## [Exercise]
Print the records below exactly as they appear.

• • • • •

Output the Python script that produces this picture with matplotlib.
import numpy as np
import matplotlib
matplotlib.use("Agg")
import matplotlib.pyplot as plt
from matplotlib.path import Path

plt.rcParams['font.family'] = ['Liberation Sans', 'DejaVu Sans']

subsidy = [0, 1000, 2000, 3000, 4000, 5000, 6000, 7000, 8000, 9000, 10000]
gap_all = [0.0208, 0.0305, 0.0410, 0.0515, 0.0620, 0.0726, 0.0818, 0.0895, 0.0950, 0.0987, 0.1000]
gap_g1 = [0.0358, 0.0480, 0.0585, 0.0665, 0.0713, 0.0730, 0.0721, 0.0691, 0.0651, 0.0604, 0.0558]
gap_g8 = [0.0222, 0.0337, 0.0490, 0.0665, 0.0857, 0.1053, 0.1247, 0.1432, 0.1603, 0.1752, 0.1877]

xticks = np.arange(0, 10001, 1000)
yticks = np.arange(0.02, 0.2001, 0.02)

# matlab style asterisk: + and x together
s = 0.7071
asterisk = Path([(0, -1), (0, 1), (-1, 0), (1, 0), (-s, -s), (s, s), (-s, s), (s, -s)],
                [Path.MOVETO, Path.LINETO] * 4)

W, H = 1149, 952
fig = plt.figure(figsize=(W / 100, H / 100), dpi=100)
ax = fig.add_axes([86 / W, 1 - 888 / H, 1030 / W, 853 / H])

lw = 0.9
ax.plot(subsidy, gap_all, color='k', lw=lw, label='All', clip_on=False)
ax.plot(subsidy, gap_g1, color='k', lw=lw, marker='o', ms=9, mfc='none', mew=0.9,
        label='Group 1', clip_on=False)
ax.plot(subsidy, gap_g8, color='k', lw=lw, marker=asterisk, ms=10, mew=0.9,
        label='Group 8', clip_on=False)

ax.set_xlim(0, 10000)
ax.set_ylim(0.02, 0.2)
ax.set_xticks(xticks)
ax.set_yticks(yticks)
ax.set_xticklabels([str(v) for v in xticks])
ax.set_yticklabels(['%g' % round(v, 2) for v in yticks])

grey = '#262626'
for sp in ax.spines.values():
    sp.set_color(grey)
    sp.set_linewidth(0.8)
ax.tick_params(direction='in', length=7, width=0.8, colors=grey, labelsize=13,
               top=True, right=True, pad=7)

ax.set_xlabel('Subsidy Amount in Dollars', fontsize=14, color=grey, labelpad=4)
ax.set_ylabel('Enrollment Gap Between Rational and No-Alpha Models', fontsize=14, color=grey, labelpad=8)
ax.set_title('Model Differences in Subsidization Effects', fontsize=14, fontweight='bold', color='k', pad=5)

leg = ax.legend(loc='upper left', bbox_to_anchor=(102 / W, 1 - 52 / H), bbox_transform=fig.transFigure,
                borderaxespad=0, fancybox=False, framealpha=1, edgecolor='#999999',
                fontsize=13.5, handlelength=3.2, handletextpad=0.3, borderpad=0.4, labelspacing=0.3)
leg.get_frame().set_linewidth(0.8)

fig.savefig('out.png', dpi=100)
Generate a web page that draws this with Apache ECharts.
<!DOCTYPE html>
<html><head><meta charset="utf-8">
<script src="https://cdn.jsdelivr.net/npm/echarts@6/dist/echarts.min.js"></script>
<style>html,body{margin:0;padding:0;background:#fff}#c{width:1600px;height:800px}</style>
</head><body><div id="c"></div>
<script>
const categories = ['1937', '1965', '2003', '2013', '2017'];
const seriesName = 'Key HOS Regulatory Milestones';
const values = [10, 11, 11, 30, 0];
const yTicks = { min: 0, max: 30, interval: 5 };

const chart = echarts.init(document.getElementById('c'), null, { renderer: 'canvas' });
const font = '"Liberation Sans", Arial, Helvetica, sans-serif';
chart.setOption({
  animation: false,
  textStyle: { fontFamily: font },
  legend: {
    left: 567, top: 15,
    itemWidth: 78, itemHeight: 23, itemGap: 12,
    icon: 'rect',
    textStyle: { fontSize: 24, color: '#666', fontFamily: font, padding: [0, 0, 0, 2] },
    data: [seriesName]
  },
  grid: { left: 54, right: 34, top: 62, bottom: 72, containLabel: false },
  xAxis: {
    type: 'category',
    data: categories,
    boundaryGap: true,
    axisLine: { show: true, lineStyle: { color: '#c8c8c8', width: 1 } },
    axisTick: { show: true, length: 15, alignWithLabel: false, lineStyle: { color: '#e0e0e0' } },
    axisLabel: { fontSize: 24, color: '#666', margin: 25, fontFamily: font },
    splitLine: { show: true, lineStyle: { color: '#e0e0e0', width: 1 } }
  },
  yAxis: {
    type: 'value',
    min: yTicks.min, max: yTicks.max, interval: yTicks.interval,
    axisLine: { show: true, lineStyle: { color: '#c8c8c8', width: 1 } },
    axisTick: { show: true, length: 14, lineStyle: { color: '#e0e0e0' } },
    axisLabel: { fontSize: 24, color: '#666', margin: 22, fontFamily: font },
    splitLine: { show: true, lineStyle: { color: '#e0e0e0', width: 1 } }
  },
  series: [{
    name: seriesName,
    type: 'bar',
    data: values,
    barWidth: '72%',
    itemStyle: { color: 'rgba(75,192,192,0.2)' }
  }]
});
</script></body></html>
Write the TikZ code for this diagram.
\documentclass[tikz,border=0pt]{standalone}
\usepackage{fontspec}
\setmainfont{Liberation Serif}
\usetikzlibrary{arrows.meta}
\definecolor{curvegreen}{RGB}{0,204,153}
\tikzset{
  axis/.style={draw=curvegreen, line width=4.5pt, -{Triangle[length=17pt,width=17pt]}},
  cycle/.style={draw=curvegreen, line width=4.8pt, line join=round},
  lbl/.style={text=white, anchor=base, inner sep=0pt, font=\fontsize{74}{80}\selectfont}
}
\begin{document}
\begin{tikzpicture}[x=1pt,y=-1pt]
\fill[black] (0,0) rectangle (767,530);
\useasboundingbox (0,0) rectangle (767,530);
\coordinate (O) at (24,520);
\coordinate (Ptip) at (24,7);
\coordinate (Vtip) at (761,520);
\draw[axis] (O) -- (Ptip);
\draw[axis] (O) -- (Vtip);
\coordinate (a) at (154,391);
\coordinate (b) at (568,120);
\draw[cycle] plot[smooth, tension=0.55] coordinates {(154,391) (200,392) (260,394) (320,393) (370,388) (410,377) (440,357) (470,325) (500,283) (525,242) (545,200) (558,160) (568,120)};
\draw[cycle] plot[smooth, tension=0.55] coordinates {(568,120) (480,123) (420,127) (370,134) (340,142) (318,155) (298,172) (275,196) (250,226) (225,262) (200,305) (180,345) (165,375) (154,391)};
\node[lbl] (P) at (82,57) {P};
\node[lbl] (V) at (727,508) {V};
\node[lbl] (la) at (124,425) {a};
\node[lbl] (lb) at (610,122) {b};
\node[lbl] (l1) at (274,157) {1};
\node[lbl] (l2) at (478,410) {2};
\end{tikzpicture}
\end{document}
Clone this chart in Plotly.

• • • • •

## [Complete output]
Output the Python script that produces this picture with matplotlib.
import numpy as np
import matplotlib
matplotlib.use("Agg")
import matplotlib.pyplot as plt
from matplotlib.path import Path

plt.rcParams['font.family'] = ['Liberation Sans', 'DejaVu Sans']

subsidy = [0, 1000, 2000, 3000, 4000, 5000, 6000, 7000, 8000, 9000, 10000]
gap_all = [0.0208, 0.0305, 0.0410, 0.0515, 0.0620, 0.0726, 0.0818, 0.0895, 0.0950, 0.0987, 0.1000]
gap_g1 = [0.0358, 0.0480, 0.0585, 0.0665, 0.0713, 0.0730, 0.0721, 0.0691, 0.0651, 0.0604, 0.0558]
gap_g8 = [0.0222, 0.0337, 0.0490, 0.0665, 0.0857, 0.1053, 0.1247, 0.1432, 0.1603, 0.1752, 0.1877]

xticks = np.arange(0, 10001, 1000)
yticks = np.arange(0.02, 0.2001, 0.02)

# matlab style asterisk: + and x together
s = 0.7071
asterisk = Path([(0, -1), (0, 1), (-1, 0), (1, 0), (-s, -s), (s, s), (-s, s), (s, -s)],
                [Path.MOVETO, Path.LINETO] * 4)

W, H = 1149, 952
fig = plt.figure(figsize=(W / 100, H / 100), dpi=100)
ax = fig.add_axes([86 / W, 1 - 888 / H, 1030 / W, 853 / H])

lw = 0.9
ax.plot(subsidy, gap_all, color='k', lw=lw, label='All', clip_on=False)
ax.plot(subsidy, gap_g1, color='k', lw=lw, marker='o', ms=9, mfc='none', mew=0.9,
        label='Group 1', clip_on=False)
ax.plot(subsidy, gap_g8, color='k', lw=lw, marker=asterisk, ms=10, mew=0.9,
        label='Group 8', clip_on=False)

ax.set_xlim(0, 10000)
ax.set_ylim(0.02, 0.2)
ax.set_xticks(xticks)
ax.set_yticks(yticks)
ax.set_xticklabels([str(v) for v in xticks])
ax.set_yticklabels(['%g' % round(v, 2) for v in yticks])

grey = '#262626'
for sp in ax.spines.values():
    sp.set_color(grey)
    sp.set_linewidth(0.8)
ax.tick_params(direction='in', length=7, width=0.8, colors=grey, labelsize=13,
               top=True, right=True, pad=7)

ax.set_xlabel('Subsidy Amount in Dollars', fontsize=14, color=grey, labelpad=4)
ax.set_ylabel('Enrollment Gap Between Rational and No-Alpha Models', fontsize=14, color=grey, labelpad=8)
ax.set_title('Model Differences in Subsidization Effects', fontsize=14, fontweight='bold', color='k', pad=5)

leg = ax.legend(loc='upper left', bbox_to_anchor=(102 / W, 1 - 52 / H), bbox_transform=fig.transFigure,
                borderaxespad=0, fancybox=False, framealpha=1, edgecolor='#999999',
                fontsize=13.5, handlelength=3.2, handletextpad=0.3, borderpad=0.4, labelspacing=0.3)
leg.get_frame().set_linewidth(0.8)

fig.savefig('out.png', dpi=100)
Generate a web page that draws this with Apache ECharts.
<!DOCTYPE html>
<html><head><meta charset="utf-8">
<script src="https://cdn.jsdelivr.net/npm/echarts@6/dist/echarts.min.js"></script>
<style>html,body{margin:0;padding:0;background:#fff}#c{width:1600px;height:800px}</style>
</head><body><div id="c"></div>
<script>
const categories = ['1937', '1965', '2003', '2013', '2017'];
const seriesName = 'Key HOS Regulatory Milestones';
const values = [10, 11, 11, 30, 0];
const yTicks = { min: 0, max: 30, interval: 5 };

const chart = echarts.init(document.getElementById('c'), null, { renderer: 'canvas' });
const font = '"Liberation Sans", Arial, Helvetica, sans-serif';
chart.setOption({
  animation: false,
  textStyle: { fontFamily: font },
  legend: {
    left: 567, top: 15,
    itemWidth: 78, itemHeight: 23, itemGap: 12,
    icon: 'rect',
    textStyle: { fontSize: 24, color: '#666', fontFamily: font, padding: [0, 0, 0, 2] },
    data: [seriesName]
  },
  grid: { left: 54, right: 34, top: 62, bottom: 72, containLabel: false },
  xAxis: {
    type: 'category',
    data: categories,
    boundaryGap: true,
    axisLine: { show: true, lineStyle: { color: '#c8c8c8', width: 1 } },
    axisTick: { show: true, length: 15, alignWithLabel: false, lineStyle: { color: '#e0e0e0' } },
    axisLabel: { fontSize: 24, color: '#666', margin: 25, fontFamily: font },
    splitLine: { show: true, lineStyle: { color: '#e0e0e0', width: 1 } }
  },
  yAxis: {
    type: 'value',
    min: yTicks.min, max: yTicks.max, interval: yTicks.interval,
    axisLine: { show: true, lineStyle: { color: '#c8c8c8', width: 1 } },
    axisTick: { show: true, length: 14, lineStyle: { color: '#e0e0e0' } },
    axisLabel: { fontSize: 24, color: '#666', margin: 22, fontFamily: font },
    splitLine: { show: true, lineStyle: { color: '#e0e0e0', width: 1 } }
  },
  series: [{
    name: seriesName,
    type: 'bar',
    data: values,
    barWidth: '72%',
    itemStyle: { color: 'rgba(75,192,192,0.2)' }
  }]
});
</script></body></html>
Write the TikZ code for this diagram.
\documentclass[tikz,border=0pt]{standalone}
\usepackage{fontspec}
\setmainfont{Liberation Serif}
\usetikzlibrary{arrows.meta}
\definecolor{curvegreen}{RGB}{0,204,153}
\tikzset{
  axis/.style={draw=curvegreen, line width=4.5pt, -{Triangle[length=17pt,width=17pt]}},
  cycle/.style={draw=curvegreen, line width=4.8pt, line join=round},
  lbl/.style={text=white, anchor=base, inner sep=0pt, font=\fontsize{74}{80}\selectfont}
}
\begin{document}
\begin{tikzpicture}[x=1pt,y=-1pt]
\fill[black] (0,0) rectangle (767,530);
\useasboundingbox (0,0) rectangle (767,530);
\coordinate (O) at (24,520);
\coordinate (Ptip) at (24,7);
\coordinate (Vtip) at (761,520);
\draw[axis] (O) -- (Ptip);
\draw[axis] (O) -- (Vtip);
\coordinate (a) at (154,391);
\coordinate (b) at (568,120);
\draw[cycle] plot[smooth, tension=0.55] coordinates {(154,391) (200,392) (260,394) (320,393) (370,388) (410,377) (440,357) (470,325) (500,283) (525,242) (545,200) (558,160) (568,120)};
\draw[cycle] plot[smooth, tension=0.55] coordinates {(568,120) (480,123) (420,127) (370,134) (340,142) (318,155) (298,172) (275,196) (250,226) (225,262) (200,305) (180,345) (165,375) (154,391)};
\node[lbl] (P) at (82,57) {P};
\node[lbl] (V) at (727,508) {V};
\node[lbl] (la) at (124,425) {a};
\node[lbl] (lb) at (610,122) {b};
\node[lbl] (l1) at (274,157) {1};
\node[lbl] (l2) at (478,410) {2};
\end{tikzpicture}
\end{document}
Clone this chart in Plotly.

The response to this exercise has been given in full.